24th IAEA Fusion Energy Conference - IAEA CN-197

ITR/P1-22: Non-linear MHD Modelling of ELM Triggering by Pellet Injection in DIII-D and Implications for ITER

9 Oct 2012, 08:30

4h

Poster Room (Area F-B)

Poster ITR - ITER Activities Poster: P1

Speaker

Mr Guido Huijsmans (ITER)

Description

ITER operation in its high fusion performance DT scenarios (inductive, hybrid and steady-state) relies on the achievement of the H-mode confinement regime, which is expected to lead to the quasi-periodic triggering of ELMs. Extrapolation of measurements of ELM energy fluxes to plasma facing components (PFCs) in present devices to ITER indicates that, for naturally occurring ELMs (or “uncontrolled”), these will produce an unacceptably low PFC lifetime because of excessive erosion and/or superficial surface damage. Controlled triggering of ELMs by the injection of small pellets has been demonstrated in present experiments as a viable technique to reduce ELM energy fluxes. The application of this technique to ITER requires frequencies exceeding (by typically more than one order of magnitude) those of uncontrolled ELMs. Thus, significant uncertainties remain for its practical application to ITER regarding both the optimization of the pellets for efficient triggering as well as of the associated fuel throughput required by this technique. In order to provide a firmer physics basis to the triggering of ELMs by pellet injection, and to reduce the uncertainties with regards to its application in ITER, non-linear MHD modelling of ELM triggering by pellet injection in DIII-D experiments has been carried out with the JOREK code.

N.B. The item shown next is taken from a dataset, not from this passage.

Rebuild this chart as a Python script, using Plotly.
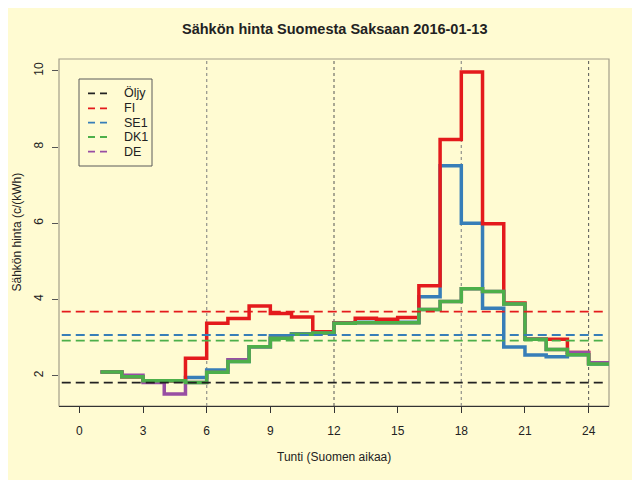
import plotly.graph_objects as go

# hourly prices c/kWh, hour h is drawn from h to h+1
hours = list(range(1, 25))
fi = [2.10, 1.975, 1.87, 1.87, 2.46, 3.375, 3.50, 3.83, 3.63, 3.54, 3.155, 3.39,
      3.51, 3.48, 3.53, 4.36, 8.20, 9.97, 5.99, 3.91, 2.965, 2.955, 2.61, 2.33]
se1 = [2.10, 1.975, 1.87, 1.87, 1.95, 2.15, 2.37, 2.76, 3.05, 3.10, 3.13, 3.38,
       3.40, 3.40, 3.40, 4.07, 7.51, 6.00, 3.77, 2.75, 2.54, 2.50, 2.55, 2.31]
dk1 = [2.10, 1.975, 1.87, 1.87, 1.82, 2.09, 2.37, 2.76, 2.98, 3.09, 3.12, 3.375,
       3.39, 3.39, 3.39, 3.74, 3.95, 4.28, 4.21, 3.88, 2.955, 2.69, 2.55, 2.31]
de = [2.10, 2.01, 1.82, 1.52, 1.82, 2.09, 2.42, 2.76, 2.98, 3.09, 3.12, 3.375,
      3.39, 3.39, 3.39, 3.74, 3.95, 4.28, 4.21, 3.88, 2.955, 2.69, 2.61, 2.34]

# daily levels (dashed lines)
oljy_level = 1.816
fi_mean = 3.68
se1_mean = 3.068
dk1_mean = 2.92

names = ["Öljy", "FI", "SE1", "DK1", "DE"]
colors = ["#222222", "#E41A1C", "#377EB8", "#4DAF4A", "#984EA3"]
xticks = [0, 3, 6, 9, 12, 15, 18, 21, 24]
yticks = [2, 4, 6, 8, 10]
vlines = [6, 12, 18, 24]

bg = "#FFFBD2"
FONT = "Liberation Sans"

# page puts the figure 8px in from the corner
OFF = 8
# plot area in screen pixels
L, R, T, B = 59, 609, 59, 406
W, H = 640, 480

def px(x):
    return (x - L) / (R - L)

def py(y):
    return (B - y) / (B - T)

fig = go.Figure()

# drawing order: SE1, FI, DE, DK1 on top
for vals, col in [(se1, colors[2]), (fi, colors[1]), (de, colors[4]), (dk1, colors[3])]:
    fig.add_trace(go.Scatter(
        x=hours + [hours[-1] + 1], y=vals + [vals[-1]],
        mode="lines", line=dict(color=col, width=3.5, shape="hv"),
        showlegend=False, hoverinfo="skip"))

shapes = []
# plot box
shapes.append(dict(type="rect", xref="paper", yref="paper", x0=0, x1=1, y0=0, y1=1,
                   line=dict(color="#A39E8A", width=1.2), layer="below"))
# dotted hour markers
for v in vlines:
    dark = v % 12 == 0
    shapes.append(dict(type="line", xref="x", yref="paper", x0=v, x1=v, y0=0, y1=1,
                       line=dict(color="#555555" if dark else "#9A9A90",
                                 width=1 if dark else 1.3, dash="dot"),
                       layer="below"))
# dashed levels
for lev, col in [(oljy_level, colors[0]), (fi_mean, colors[1]),
                 (se1_mean, colors[2]), (dk1_mean, colors[3])]:
    shapes.append(dict(type="line", xref="paper", yref="y", x0=0.005, x1=0.99,
                       y0=lev, y1=lev, line=dict(color=col, width=1.8, dash="9px,5px")))

# legend box (drawn by hand, R style)
shapes.append(dict(type="rect", xref="paper", yref="paper",
                   x0=px(79), x1=px(152), y0=py(166), y1=py(79),
                   line=dict(color="#5A5A5A", width=1), fillcolor=bg))
annotations = []
leg_y = [93.3, 108.3, 122.7, 137, 151.7]
for name, col, yy in zip(names, colors, leg_y):
    shapes.append(dict(type="line", xref="paper", yref="paper", x0=px(88), x1=px(109),
                       y0=py(yy), y1=py(yy), line=dict(color=col, width=1.8, dash="7px,5px")))
    annotations.append(dict(xref="paper", yref="paper", x=px(122), y=py(yy),
                            text=name, showarrow=False, xanchor="left", yanchor="middle",
                            font=dict(family=FONT, size=12.5, color="#222222")))

# titles
annotations.append(dict(xref="paper", yref="paper", x=0.5, y=py(29.5),
                        text="<b>Sähkön hinta Suomesta Saksaan 2016-01-13</b>",
                        showarrow=False, xanchor="center", yanchor="middle",
                        font=dict(family=FONT, size=14.5, color="#222222")))
annotations.append(dict(xref="paper", yref="paper", x=0.5, y=py(457),
                        text="Tunti (Suomen aikaa)", showarrow=False,
                        xanchor="center", yanchor="middle",
                        font=dict(family=FONT, size=12, color="#222222")))
annotations.append(dict(xref="paper", yref="paper", x=px(16), y=0.5,
                        text="Sähkön hinta (c/(kWh)", showarrow=False, textangle=-90,
                        xanchor="center", yanchor="middle",
                        font=dict(family=FONT, size=12, color="#222222")))

fig.update_layout(
    width=W, height=H,
    margin=dict(l=L - OFF, r=W - R + OFF, t=T - OFF, b=H - B + OFF),
    paper_bgcolor=bg, plot_bgcolor=bg,
    shapes=shapes, annotations=annotations,
    font=dict(family=FONT, size=12, color="#222222"),
    showlegend=False,
)
fig.update_xaxes(range=[-0.96, 24.96], tickvals=xticks, ticks="outside", ticklen=6,
                 tickcolor="#333333", showgrid=False, zeroline=False,
                 showline=True, linecolor="#333333", linewidth=1,
                 ticklabelstandoff=8, tickfont=dict(family=FONT, size=12))
fig.update_yaxes(range=[1.205, 10.31], tickvals=yticks, ticks="outside", ticklen=6,
                 tickcolor="#555555", showgrid=False, zeroline=False, showline=False,
                 tickangle=-90, ticklabelstandoff=4, tickfont=dict(family=FONT, size=12))

fig.write_html("out.html")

The modelling results show that the triggering of ELMs is associated with the pressure (and its gradient) in the pedestal region of the plasma reaching a critical value during the pellet ablation process. As a consequence, a minimum pellet size for ELM triggering (for given pellet velocity and injection geometry) has been identified. Modelling of the effect of pellet injection location (outer midplane, X-point region, high field side) and of the details of the ablation profile on ELM triggering by pellets at DIII-D, as well as of the power fluxes to PFCs during pellet triggered ELMs, are in progress and will be reported in the paper. Comparison between simulations for DIII-D and experimental measurements will be used to validate and refine modelling assumptions. Predictions of the pellet requirements for optimum ELM triggering in ITER will be carried out with the validated model and implications for the requirements and implications for pellet pacing as a technique for ELM control in ITER will be drawn.

Country or International Organization of Primary Author

ITER Organization